Goal
Transcribe all the records exactly and omit any images they hold.

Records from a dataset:
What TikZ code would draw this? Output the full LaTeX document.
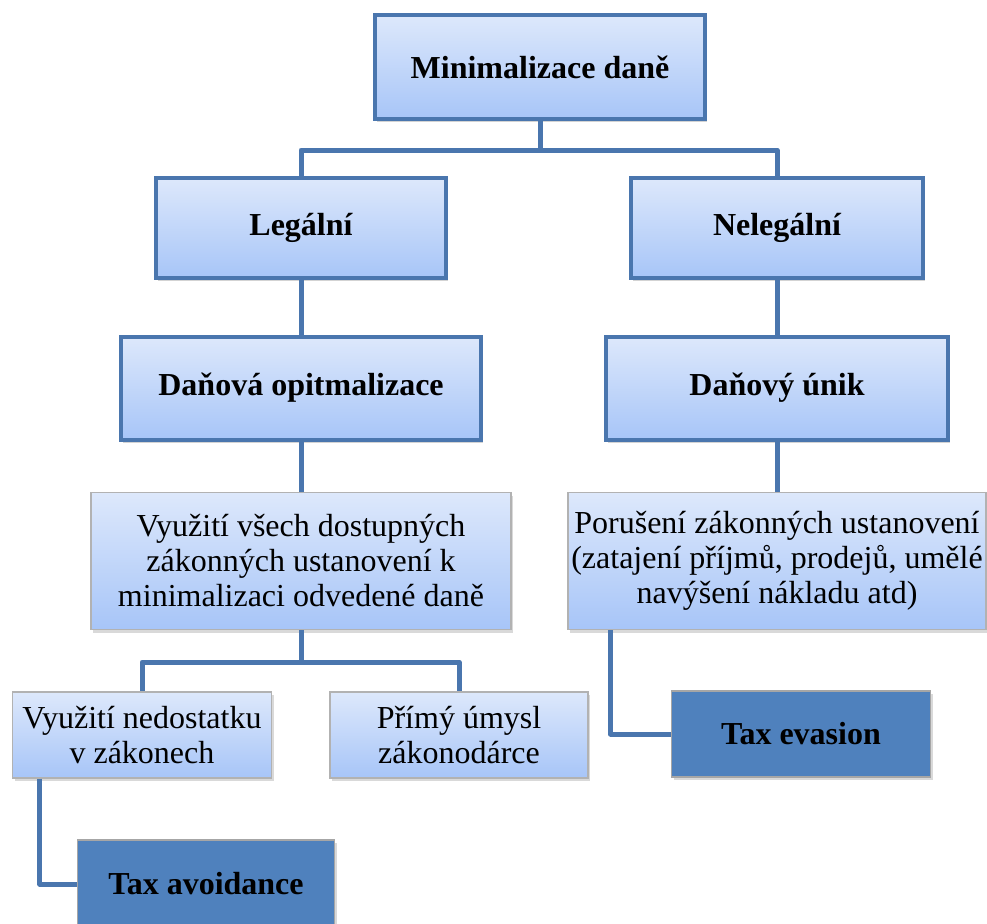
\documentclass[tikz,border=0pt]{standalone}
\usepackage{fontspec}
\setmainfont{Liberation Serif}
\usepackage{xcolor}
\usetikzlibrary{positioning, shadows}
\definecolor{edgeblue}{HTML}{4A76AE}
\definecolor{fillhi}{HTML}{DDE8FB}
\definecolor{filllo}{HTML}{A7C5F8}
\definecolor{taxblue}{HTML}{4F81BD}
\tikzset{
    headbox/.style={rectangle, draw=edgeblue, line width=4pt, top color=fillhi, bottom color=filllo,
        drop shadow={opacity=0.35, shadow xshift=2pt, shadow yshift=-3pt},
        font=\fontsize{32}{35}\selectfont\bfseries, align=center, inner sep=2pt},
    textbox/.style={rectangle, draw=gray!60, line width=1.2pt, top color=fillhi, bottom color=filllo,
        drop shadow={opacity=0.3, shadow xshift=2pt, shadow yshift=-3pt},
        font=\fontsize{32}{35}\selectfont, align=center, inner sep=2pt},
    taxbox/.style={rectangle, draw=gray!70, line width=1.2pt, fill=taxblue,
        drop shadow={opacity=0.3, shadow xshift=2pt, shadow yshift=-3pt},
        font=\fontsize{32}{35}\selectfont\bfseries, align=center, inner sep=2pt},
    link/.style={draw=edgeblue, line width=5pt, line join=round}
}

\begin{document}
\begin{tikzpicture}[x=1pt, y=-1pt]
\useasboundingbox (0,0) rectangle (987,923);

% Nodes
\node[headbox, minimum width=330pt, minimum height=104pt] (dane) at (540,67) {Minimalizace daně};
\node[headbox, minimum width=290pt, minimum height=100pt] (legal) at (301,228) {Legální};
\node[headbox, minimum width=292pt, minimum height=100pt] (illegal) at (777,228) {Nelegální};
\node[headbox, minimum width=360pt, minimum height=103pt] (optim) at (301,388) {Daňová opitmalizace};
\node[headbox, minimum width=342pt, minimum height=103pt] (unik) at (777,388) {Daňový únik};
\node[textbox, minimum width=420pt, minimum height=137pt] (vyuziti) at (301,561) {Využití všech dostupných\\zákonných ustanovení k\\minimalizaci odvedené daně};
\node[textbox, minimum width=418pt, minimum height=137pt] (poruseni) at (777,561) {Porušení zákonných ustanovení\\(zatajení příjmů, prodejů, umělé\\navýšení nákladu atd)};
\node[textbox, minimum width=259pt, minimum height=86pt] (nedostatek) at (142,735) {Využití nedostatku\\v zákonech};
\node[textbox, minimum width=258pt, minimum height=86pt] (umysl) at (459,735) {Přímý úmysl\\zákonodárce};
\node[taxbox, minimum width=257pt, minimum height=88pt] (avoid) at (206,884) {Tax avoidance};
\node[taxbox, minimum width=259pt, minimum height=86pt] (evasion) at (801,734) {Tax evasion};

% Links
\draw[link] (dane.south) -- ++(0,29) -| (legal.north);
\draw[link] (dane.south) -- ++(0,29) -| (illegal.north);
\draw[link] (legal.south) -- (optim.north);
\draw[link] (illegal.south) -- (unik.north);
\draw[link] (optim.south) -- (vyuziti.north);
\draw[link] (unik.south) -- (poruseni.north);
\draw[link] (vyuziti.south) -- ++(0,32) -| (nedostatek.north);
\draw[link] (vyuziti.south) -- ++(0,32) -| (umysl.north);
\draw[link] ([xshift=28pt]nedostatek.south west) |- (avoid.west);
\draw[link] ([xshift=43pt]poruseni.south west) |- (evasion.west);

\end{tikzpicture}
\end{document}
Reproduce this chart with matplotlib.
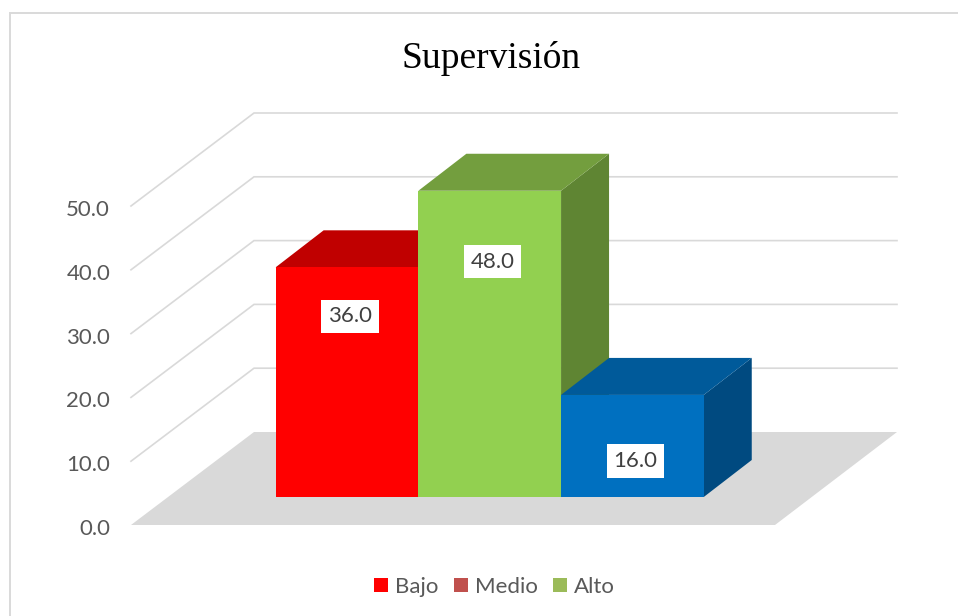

Answer in full
What TikZ code would draw this? Output the full LaTeX document.
\documentclass[tikz,border=0pt]{standalone}
\usepackage{fontspec}
\setmainfont{Liberation Serif}
\usepackage{xcolor}
\usetikzlibrary{positioning, shadows}
\definecolor{edgeblue}{HTML}{4A76AE}
\definecolor{fillhi}{HTML}{DDE8FB}
\definecolor{filllo}{HTML}{A7C5F8}
\definecolor{taxblue}{HTML}{4F81BD}
\tikzset{
    headbox/.style={rectangle, draw=edgeblue, line width=4pt, top color=fillhi, bottom color=filllo,
        drop shadow={opacity=0.35, shadow xshift=2pt, shadow yshift=-3pt},
        font=\fontsize{32}{35}\selectfont\bfseries, align=center, inner sep=2pt},
    textbox/.style={rectangle, draw=gray!60, line width=1.2pt, top color=fillhi, bottom color=filllo,
        drop shadow={opacity=0.3, shadow xshift=2pt, shadow yshift=-3pt},
        font=\fontsize{32}{35}\selectfont, align=center, inner sep=2pt},
    taxbox/.style={rectangle, draw=gray!70, line width=1.2pt, fill=taxblue,
        drop shadow={opacity=0.3, shadow xshift=2pt, shadow yshift=-3pt},
        font=\fontsize{32}{35}\selectfont\bfseries, align=center, inner sep=2pt},
    link/.style={draw=edgeblue, line width=5pt, line join=round}
}

\begin{document}
\begin{tikzpicture}[x=1pt, y=-1pt]
\useasboundingbox (0,0) rectangle (987,923);

% Nodes
\node[headbox, minimum width=330pt, minimum height=104pt] (dane) at (540,67) {Minimalizace daně};
\node[headbox, minimum width=290pt, minimum height=100pt] (legal) at (301,228) {Legální};
\node[headbox, minimum width=292pt, minimum height=100pt] (illegal) at (777,228) {Nelegální};
\node[headbox, minimum width=360pt, minimum height=103pt] (optim) at (301,388) {Daňová opitmalizace};
\node[headbox, minimum width=342pt, minimum height=103pt] (unik) at (777,388) {Daňový únik};
\node[textbox, minimum width=420pt, minimum height=137pt] (vyuziti) at (301,561) {Využití všech dostupných\\zákonných ustanovení k\\minimalizaci odvedené daně};
\node[textbox, minimum width=418pt, minimum height=137pt] (poruseni) at (777,561) {Porušení zákonných ustanovení\\(zatajení příjmů, prodejů, umělé\\navýšení nákladu atd)};
\node[textbox, minimum width=259pt, minimum height=86pt] (nedostatek) at (142,735) {Využití nedostatku\\v zákonech};
\node[textbox, minimum width=258pt, minimum height=86pt] (umysl) at (459,735) {Přímý úmysl\\zákonodárce};
\node[taxbox, minimum width=257pt, minimum height=88pt] (avoid) at (206,884) {Tax avoidance};
\node[taxbox, minimum width=259pt, minimum height=86pt] (evasion) at (801,734) {Tax evasion};

% Links
\draw[link] (dane.south) -- ++(0,29) -| (legal.north);
\draw[link] (dane.south) -- ++(0,29) -| (illegal.north);
\draw[link] (legal.south) -- (optim.north);
\draw[link] (illegal.south) -- (unik.north);
\draw[link] (optim.south) -- (vyuziti.north);
\draw[link] (unik.south) -- (poruseni.north);
\draw[link] (vyuziti.south) -- ++(0,32) -| (nedostatek.north);
\draw[link] (vyuziti.south) -- ++(0,32) -| (umysl.north);
\draw[link] ([xshift=28pt]nedostatek.south west) |- (avoid.west);
\draw[link] ([xshift=43pt]poruseni.south west) |- (evasion.west);

\end{tikzpicture}
\end{document}
Reproduce this chart with matplotlib.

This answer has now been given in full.